The Bubble Guy was in his 40s.  But he always reminded me of a big kid.  A lot of street people are like that.  Perpetual 17-year-olds.  Bubble Guy wasn’t so much an outlaw as a prankster.  He was the guy in high school that would blow up mailboxes with cherry bombs.  And he never out-grew this sort of outsider hostility towards mainstream society.  Gruff but congenial, with a sardonic sense of humor.  For many years Bubble Guy had a cute girlfriend with sad, puppy-dog eyes who followed him around silently everywhere he went.  Bubble Guy got his nickname because he had this soap-and-water-and-wand kit where he’d make these huge bubbles.  He’d stand on the balcony of the Student Union Building and blow these beautiful bubbles into the air while we did our Hate Man drum circle below.  The bubbles were multi-colored and sparkled and twinkled as they floated gracefully in the sky, adding a magical touch to many nights on the scene.  And when he was done he’d always dump his excess soapy water into the Sproul fountain, which turned the fountain into a huge bubble bath.  The campus authorities hated that, because they had to clean out the fountain every time, but for some reason it took them years to figure out who the culprit was.  And Bubble Guy ended up getting banned from the campus. . . The last time I saw Bubble Guy I remember shaking his hand and I was shocked that the skin on his hand was as hard as a rock.  It was from some kind of disease.  I guess the disease got him.  Because that was the last time I saw him.

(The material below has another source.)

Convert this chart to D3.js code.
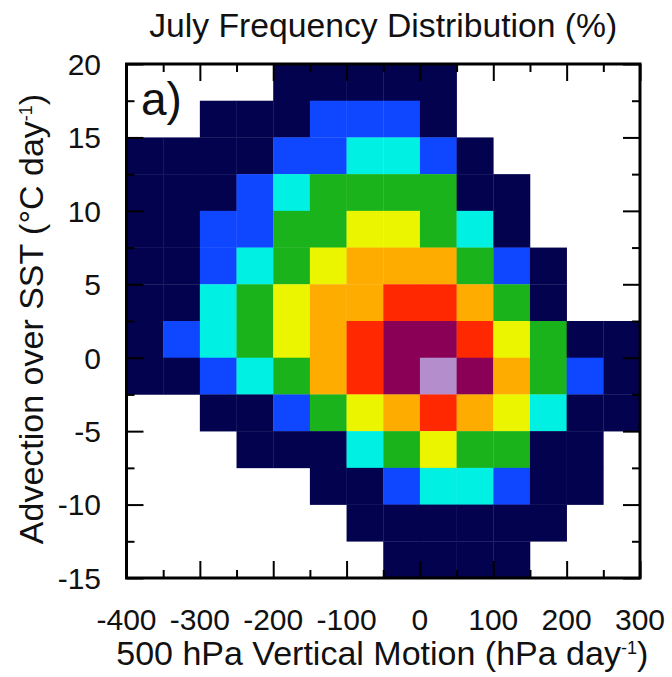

Stairway was a street musician in his early ’60s.  He had been on the street scene for a long time.  He kinda’ looked like Santa Claus with cowboy boots and a Southern drawl.  He was a hardcore alcoholic who would get the shakes in the morning if he didn’t have that first beer waiting for him to calm him down.  One time he was sitting on the bench in the Park and he had just opened a fresh 40 when a cop swooped down out of  nowhere and gave him a ticket.  That didn’t faze Stairway in the least.  But when the cop started to pour out Stairway’s 40 he went ballistic.  “NO!! YOU BASTARD!!  YOU WORTHLESS COCKSUCKER!! GIMME’ THAT BOTTLE!!”  He actually lunged at the cop and tried to wrestle that beer out of his hands, like it was his very life-blood itself.  I thought the cop was going to taze Stairway, but I guess the cop could tell that Stairway was just old and feeble.  But man did Stairway curse that cop out the whole time the cop was writing up the ticket. . .  I remember another scene on that very bench.  I don’t know what caused it — I think Stairway was refusing to share his beer with this young gutter punk ne-er-do-well.  So the punk cold-cocked Stairway.  Punched him right in the head.  Stairway went down like a sack of shit.  Laid there face-down on the ground for some time, until some of his drinking buddies finally helped him back on the bench.  The street scene can get sordid like that, especially the alkie segment of it. . .  Stairway was sort of a bullshitter.   Always making up stories.  Though more blarnie than con-man.  “I was good friends with Lowell George,” Stairway often mentioned.  “I wrote half the songs on the first Little Feat album and recorded with them in the studio.”  Stairway told his stories so many times, I’m sure he believed them.  He wasn’t a great guitarist — generally he’d learn one or two lines and a couple of chords from a song, and then just scat-sing the rest of it.  But when Stairway showed up with his guitar and his 40s you knew the street party was going to get rolling. . . . The last winter in Berkeley finally got to him.  He’d pass out in his sleeping bag and lay there all night through a pouring rainstorm.  On top of that, he’d usually piss himself in his sleep.  So those wet, cold nights finally wore him out.  Shortly after Christmas when he got his SSI check, he bought a plane ticket to go back to North Carolina to see his family one last time before he died.  Which is how it went.